Modinagar is a town and a municipal board in Ghaziabad district in the Indian state of Uttar Pradesh. It's just 24 km from Ghaziabad city, 48 km from New Delhi. It is a part of National Capital Region.

The city was founded in 1933 by Rai Bahadur Gujar Mal Modi who established the Modi Group of Industries here along with his brother, Kedar Nath Modi. It is approximately 45 kilometres north-east of New Delhi. It is situated on Ghaziabad Meerut National Highway No. 58, approximately equally distant from Meerut and Ghaziabad. It is best known as the home of business conglomerate Modi Enterprises. In recent years, Modinagar has been developed as an educational hub as many new institutions are being established in and around the city due to its location in National Capital Region. Modinagar is also a part of Delhi–Meerut Regional Rapid Transit System. It is connected to recently constructed Delhi - Meerut Expressway (NE-3) via Bhojpur exit.

Boundaries

It lies in Lat. 280 50' north and Long. 770 35' east, 25 km north-east of Ghaziabad.
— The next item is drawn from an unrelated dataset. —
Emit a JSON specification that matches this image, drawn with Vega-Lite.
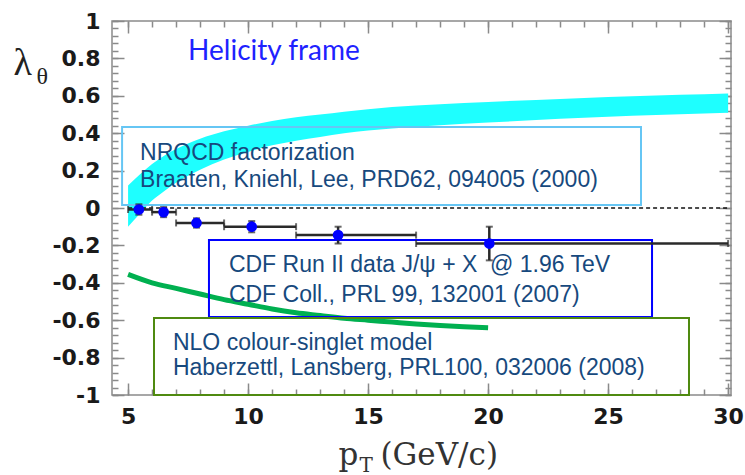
{
  "$schema": "https://vega.github.io/schema/vega-lite/v6.json",
  "width": 619,
  "height": 374,
  "autosize": {"type": "none"},
  "padding": {"left": 112, "top": 21, "right": 14, "bottom": 80},
  "background": "white",
  "config": {
    "view": {"stroke": "#8a8a8a", "strokeWidth": 1.5},
    "axis": {"grid": false, "domain": false, "tickColor": "#8a8a8a", "tickWidth": 1.5}
  },
  "datasets": {
    "band": [
      {"pt": 5, "hi": 0.12, "lo": -0.1},
      {"pt": 5.5, "hi": 0.18, "lo": -0.03},
      {"pt": 6, "hi": 0.235, "lo": 0.04},
      {"pt": 6.5, "hi": 0.28, "lo": 0.09},
      {"pt": 7, "hi": 0.315, "lo": 0.135},
      {"pt": 8, "hi": 0.37, "lo": 0.205},
      {"pt": 9, "hi": 0.41, "lo": 0.26},
      {"pt": 10, "hi": 0.44, "lo": 0.3},
      {"pt": 11, "hi": 0.465, "lo": 0.335},
      {"pt": 12, "hi": 0.485, "lo": 0.36},
      {"pt": 13, "hi": 0.5, "lo": 0.38},
      {"pt": 14, "hi": 0.515, "lo": 0.4},
      {"pt": 16, "hi": 0.54, "lo": 0.425},
      {"pt": 18, "hi": 0.555, "lo": 0.443},
      {"pt": 20, "hi": 0.567, "lo": 0.457},
      {"pt": 22, "hi": 0.578, "lo": 0.47},
      {"pt": 24, "hi": 0.588, "lo": 0.482},
      {"pt": 26, "hi": 0.597, "lo": 0.493},
      {"pt": 28, "hi": 0.605, "lo": 0.502},
      {"pt": 30, "hi": 0.612, "lo": 0.51}
    ],
    "csm": [
      {"pt": 5, "lam": -0.355},
      {"pt": 6, "lam": -0.4},
      {"pt": 7, "lam": -0.43},
      {"pt": 8, "lam": -0.46},
      {"pt": 9, "lam": -0.49},
      {"pt": 10, "lam": -0.515},
      {"pt": 11, "lam": -0.54},
      {"pt": 12, "lam": -0.56},
      {"pt": 13, "lam": -0.575},
      {"pt": 14, "lam": -0.59},
      {"pt": 15, "lam": -0.6},
      {"pt": 16, "lam": -0.61},
      {"pt": 17, "lam": -0.62},
      {"pt": 18, "lam": -0.628},
      {"pt": 19, "lam": -0.635},
      {"pt": 20, "lam": -0.64}
    ],
    "cdf": [
      {"pt": 5.45, "lam": -0.008, "xlo": 5, "xhi": 6, "ylo": -0.036, "yhi": 0.02},
      {"pt": 6.48, "lam": -0.022, "xlo": 6, "xhi": 7, "ylo": -0.049, "yhi": 0.005},
      {"pt": 7.85, "lam": -0.08, "xlo": 7, "xhi": 9, "ylo": -0.105, "yhi": -0.055},
      {"pt": 10.15, "lam": -0.1, "xlo": 9, "xhi": 12, "ylo": -0.13, "yhi": -0.07},
      {"pt": 13.75, "lam": -0.145, "xlo": 12, "xhi": 17, "ylo": -0.19, "yhi": -0.1},
      {"pt": 20.05, "lam": -0.19, "xlo": 17, "xhi": 30, "ylo": -0.28, "yhi": -0.1}
    ],
    "zero": [{"x1": 5, "x2": 30, "y": 0}],
    "boxes": [
      {"name": "nrqcd", "x1": 4.75, "x2": 26.37, "y1": 0.433, "y2": 0.016},
      {"name": "cdf", "x1": 8.37, "x2": 26.83, "y1": -0.171, "y2": -0.583},
      {"name": "nlo", "x1": 6.08, "x2": 28.37, "y1": -0.588, "y2": -1.0}
    ],
    "notes": [
      {"label": "NRQCD factorization", "x": 5.5, "y": 0.294},
      {"label": "Braaten, Kniehl, Lee, PRD62, 094005 (2000)", "x": 5.5, "y": 0.15},
      {"label": "CDF Run II data J/ψ + X \u00a0@ 1.96 TeV", "x": 9.2, "y": -0.305},
      {"label": "CDF Coll., PRL 99, 132001 (2007)", "x": 9.2, "y": -0.465},
      {"label": "NLO colour-singlet model", "x": 6.87, "y": -0.722},
      {"label": "Haberzettl, Lansberg, PRL100, 032006 (2008)", "x": 6.87, "y": -0.856}
    ],
    "frame": [{"label": "Helicity frame", "x": 7.5, "y": 0.834}]
  },
  "resolve": {"axis": {"x": "independent", "y": "independent"}},
  "layer": [
    {
      "data": {"name": "band"},
      "mark": {"type": "area", "color": "#1effff", "interpolate": "monotone"},
      "encoding": {
        "x": {"field": "pt", "type": "quantitative", "scale": {"domain": [4.33, 30.12], "nice": false, "zero": false},
          "axis": {"orient": "bottom", "values": [5, 10, 15, 20, 25, 30], "tickSize": -12, "labels": true,
            "labelFont": "DejaVu Sans", "labelFontWeight": "bold", "labelFontSize": 22, "labelColor": "#1a1a1a",
            "labelPadding": 23, "labelBaseline": "top", "title": null}},
        "y": {"field": "hi", "type": "quantitative", "scale": {"domain": [-1, 1], "nice": false, "zero": false},
          "axis": {"orient": "left", "values": [-1, -0.8, -0.6, -0.4, -0.2, 0, 0.2, 0.4, 0.6, 0.8, 1], "tickSize": -12,
            "labels": true, "labelFont": "DejaVu Sans", "labelFontWeight": "bold", "labelFontSize": 22,
            "labelColor": "#1a1a1a", "labelPadding": 24, "labelExpr": "replace(format(datum.value, '~g'), '\u2212', '-')",
            "title": null}},
        "y2": {"field": "lo"}
      }
    },
    {
      "data": {"name": "zero"},
      "mark": {"type": "rule", "color": "#111111", "strokeWidth": 1.5, "strokeDash": [4, 3]},
      "encoding": {
        "x": {"field": "x1", "type": "quantitative", "scale": {"domain": [4.33, 30.12], "nice": false, "zero": false},
          "axis": {"orient": "bottom", "values": [5, 6, 7, 8, 9, 10, 11, 12, 13, 14, 15, 16, 17, 18, 19, 20, 21, 22, 23, 24, 25, 26, 27, 28, 29, 30],
            "tickSize": -6, "labels": false, "title": null}},
        "x2": {"field": "x2"},
        "y": {"field": "y", "type": "quantitative", "scale": {"domain": [-1, 1], "nice": false, "zero": false},
          "axis": {"orient": "left", "values": [-1, -0.96, -0.92, -0.88, -0.84, -0.8, -0.76, -0.72, -0.68, -0.64, -0.6, -0.56, -0.52, -0.48, -0.44, -0.4, -0.36, -0.32, -0.28, -0.24, -0.2, -0.16, -0.12, -0.08, -0.04, 0, 0.04, 0.08, 0.12, 0.16, 0.2, 0.24, 0.28, 0.32, 0.36, 0.4, 0.44, 0.48, 0.52, 0.56, 0.6, 0.64, 0.68, 0.72, 0.76, 0.8, 0.84, 0.88, 0.92, 0.96, 1],
            "tickSize": -6, "labels": false, "title": null}}
      }
    },
    {
      "data": {"name": "csm"},
      "mark": {"type": "line", "color": "#00b050", "strokeWidth": 5, "interpolate": "monotone"},
      "encoding": {
        "x": {"field": "pt", "type": "quantitative", "scale": {"domain": [4.33, 30.12], "nice": false, "zero": false},
          "axis": {"orient": "top", "values": [5, 10, 15, 20, 25, 30], "tickSize": -12, "labels": false, "title": null}},
        "y": {"field": "lam", "type": "quantitative", "scale": {"domain": [-1, 1], "nice": false, "zero": false},
          "axis": {"orient": "right", "values": [-1, -0.8, -0.6, -0.4, -0.2, 0, 0.2, 0.4, 0.6, 0.8, 1], "tickSize": -12, "labels": false, "title": null}}
      }
    },
    {
      "data": {"name": "boxes"},
      "mark": {"type": "rect", "filled": false, "strokeWidth": 2},
      "encoding": {
        "x": {"field": "x1", "type": "quantitative", "scale": {"domain": [4.33, 30.12], "nice": false, "zero": false},
          "axis": {"orient": "top", "values": [5, 6, 7, 8, 9, 10, 11, 12, 13, 14, 15, 16, 17, 18, 19, 20, 21, 22, 23, 24, 25, 26, 27, 28, 29, 30],
            "tickSize": -6, "labels": false, "title": null}},
        "x2": {"field": "x2"},
        "y": {"field": "y1", "type": "quantitative", "scale": {"domain": [-1, 1], "nice": false, "zero": false},
          "axis": {"orient": "right", "values": [-1, -0.96, -0.92, -0.88, -0.84, -0.8, -0.76, -0.72, -0.68, -0.64, -0.6, -0.56, -0.52, -0.48, -0.44, -0.4, -0.36, -0.32, -0.28, -0.24, -0.2, -0.16, -0.12, -0.08, -0.04, 0, 0.04, 0.08, 0.12, 0.16, 0.2, 0.24, 0.28, 0.32, 0.36, 0.4, 0.44, 0.48, 0.52, 0.56, 0.6, 0.64, 0.68, 0.72, 0.76, 0.8, 0.84, 0.88, 0.92, 0.96, 1],
            "tickSize": -6, "labels": false, "title": null}},
        "y2": {"field": "y2"},
        "color": {"field": "name", "type": "nominal", "legend": null,
          "scale": {"domain": ["nrqcd", "cdf", "nlo"], "range": ["#66c6f4", "#0000ff", "#4f8a10"]}}
      }
    },
    {
      "data": {"name": "cdf"},
      "mark": {"type": "rule", "color": "#2a2a2a", "strokeWidth": 2.5},
      "encoding": {
        "x": {"field": "xlo", "type": "quantitative", "scale": {"domain": [4.33, 30.12], "nice": false, "zero": false},
          "axis": {"orient": "bottom", "ticks": false, "labels": false, "title": "p", "titleFont": "DejaVu Serif",
            "titleFontSize": 31, "titleFontWeight": "normal", "titleColor": "#333333", "titleX": 226, "titleY": 69,
            "titleAlign": "left", "titleBaseline": "alphabetic"}},
        "x2": {"field": "xhi"},
        "y": {"field": "lam", "type": "quantitative", "scale": {"domain": [-1, 1], "nice": false, "zero": false},
          "axis": {"orient": "left", "ticks": false, "labels": false, "title": "λ", "titleFont": "Liberation Serif",
            "titleFontSize": 38, "titleFontWeight": "normal", "titleColor": "#222222", "titleAngle": 0,
            "titleX": -99, "titleY": 53, "titleAlign": "left", "titleBaseline": "alphabetic"}}
      }
    },
    {
      "data": {"name": "cdf"},
      "mark": {"type": "rule", "color": "#2a2a2a", "strokeWidth": 2.5},
      "encoding": {
        "x": {"field": "pt", "type": "quantitative", "scale": {"domain": [4.33, 30.12], "nice": false, "zero": false},
          "axis": {"orient": "bottom", "ticks": false, "labels": false, "title": "T", "titleFont": "DejaVu Serif",
            "titleFontSize": 20, "titleFontWeight": "normal", "titleColor": "#333333", "titleX": 247, "titleY": 76,
            "titleAlign": "left", "titleBaseline": "alphabetic"}},
        "y": {"field": "ylo", "type": "quantitative", "scale": {"domain": [-1, 1], "nice": false, "zero": false},
          "axis": {"orient": "left", "ticks": false, "labels": false, "title": "θ", "titleFont": "Liberation Serif",
            "titleFontSize": 24, "titleFontWeight": "normal", "titleColor": "#222222", "titleAngle": 0,
            "titleX": -76, "titleY": 62, "titleAlign": "left", "titleBaseline": "alphabetic"}},
        "y2": {"field": "yhi"}
      }
    },
    {
      "data": {"name": "cdf"},
      "mark": {"type": "tick", "orient": "vertical", "color": "#2a2a2a", "size": 7, "thickness": 2},
      "encoding": {
        "x": {"field": "xlo", "type": "quantitative", "scale": {"domain": [4.33, 30.12], "nice": false, "zero": false},
          "axis": {"orient": "bottom", "ticks": false, "labels": false, "title": "(GeV/c)", "titleFont": "DejaVu Serif",
            "titleFontSize": 31, "titleFontWeight": "normal", "titleColor": "#333333", "titleX": 268, "titleY": 69,
            "titleAlign": "left", "titleBaseline": "alphabetic"}},
        "y": {"field": "lam", "type": "quantitative", "scale": {"domain": [-1, 1], "nice": false, "zero": false}, "axis": null}
      }
    },
    {
      "data": {"name": "cdf"},
      "mark": {"type": "tick", "orient": "vertical", "color": "#2a2a2a", "size": 7, "thickness": 2},
      "encoding": {
        "x": {"field": "xhi", "type": "quantitative", "scale": {"domain": [4.33, 30.12], "nice": false, "zero": false}, "axis": null},
        "y": {"field": "lam", "type": "quantitative", "scale": {"domain": [-1, 1], "nice": false, "zero": false}, "axis": null}
      }
    },
    {
      "data": {"name": "cdf"},
      "mark": {"type": "tick", "orient": "horizontal", "color": "#2a2a2a", "size": 7, "thickness": 2},
      "encoding": {
        "x": {"field": "pt", "type": "quantitative", "scale": {"domain": [4.33, 30.12], "nice": false, "zero": false}, "axis": null},
        "y": {"field": "ylo", "type": "quantitative", "scale": {"domain": [-1, 1], "nice": false, "zero": false}, "axis": null}
      }
    },
    {
      "data": {"name": "cdf"},
      "mark": {"type": "tick", "orient": "horizontal", "color": "#2a2a2a", "size": 7, "thickness": 2},
      "encoding": {
        "x": {"field": "pt", "type": "quantitative", "scale": {"domain": [4.33, 30.12], "nice": false, "zero": false}, "axis": null},
        "y": {"field": "yhi", "type": "quantitative", "scale": {"domain": [-1, 1], "nice": false, "zero": false}, "axis": null}
      }
    },
    {
      "data": {"name": "cdf"},
      "mark": {"type": "point", "shape": "circle", "filled": true, "color": "#0000ff", "size": 115, "opacity": 1},
      "encoding": {
        "x": {"field": "pt", "type": "quantitative", "scale": {"domain": [4.33, 30.12], "nice": false, "zero": false}, "axis": null},
        "y": {"field": "lam", "type": "quantitative", "scale": {"domain": [-1, 1], "nice": false, "zero": false}, "axis": null}
      }
    },
    {
      "data": {"name": "notes"},
      "mark": {"type": "text", "align": "left", "baseline": "middle", "font": "Liberation Sans", "fontSize": 23, "color": "#17497d"},
      "encoding": {
        "x": {"field": "x", "type": "quantitative", "scale": {"domain": [4.33, 30.12], "nice": false, "zero": false}, "axis": null},
        "y": {"field": "y", "type": "quantitative", "scale": {"domain": [-1, 1], "nice": false, "zero": false}, "axis": null},
        "text": {"field": "label"}
      }
    },
    {
      "data": {"name": "frame"},
      "mark": {"type": "text", "align": "left", "baseline": "middle", "font": "Lato", "fontSize": 28, "color": "#1e22ff"},
      "encoding": {
        "x": {"field": "x", "type": "quantitative", "scale": {"domain": [4.33, 30.12], "nice": false, "zero": false}, "axis": null},
        "y": {"field": "y", "type": "quantitative", "scale": {"domain": [-1, 1], "nice": false, "zero": false}, "axis": null},
        "text": {"field": "label"}
      }
    }
  ]
}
Modinagar lies on the Delhi-Mussoorie National Highway (NH-58). Parallel to this road runs the Delhi-Saharanpur section of the Northern Railway. A metalled road going to Hapur originates from the city. Modinagar railway station is in between Meerut and Ghaziabad stations. Most of the major express trains as well as all general passenger trains from Delhi to Meerut-Haridwar-Dehradun route stop at this railway station.

Economics 
Modinagar is known as the home of Modi Enterprises. The area has long been associated with sugar mills. The climate and good irrigation are ideal for growing fruit and vegetables. In recent years, Modinagar has grown as a bedroom community to Delhi and hosts a growing technology industry.

Education 
 Modern Academy
 Heritage Academy
 Green Land Academy
 Katar Singh Memorial Inter College
 Shiksha International School
 St Teresa's Academy
 Summerfield College of Higher Education
 Tulsi Ram Maheshwari Public School
 Chhaya Public School
 Dayawati Modi Public School
 Baal Bari Public School
 Adarsh Kanya Inter College
 Maharishi Inter College

University & Colleges
 SRM University
 Multanimal Modi P G College
 Ginni Devi Modi Girls P G College
 KN Modi Engineering college
 Janta degree college patla

Government and Politics
In 2022', Assembly elections Bhartiya Janta Party candidate Manju Shiwach won the election.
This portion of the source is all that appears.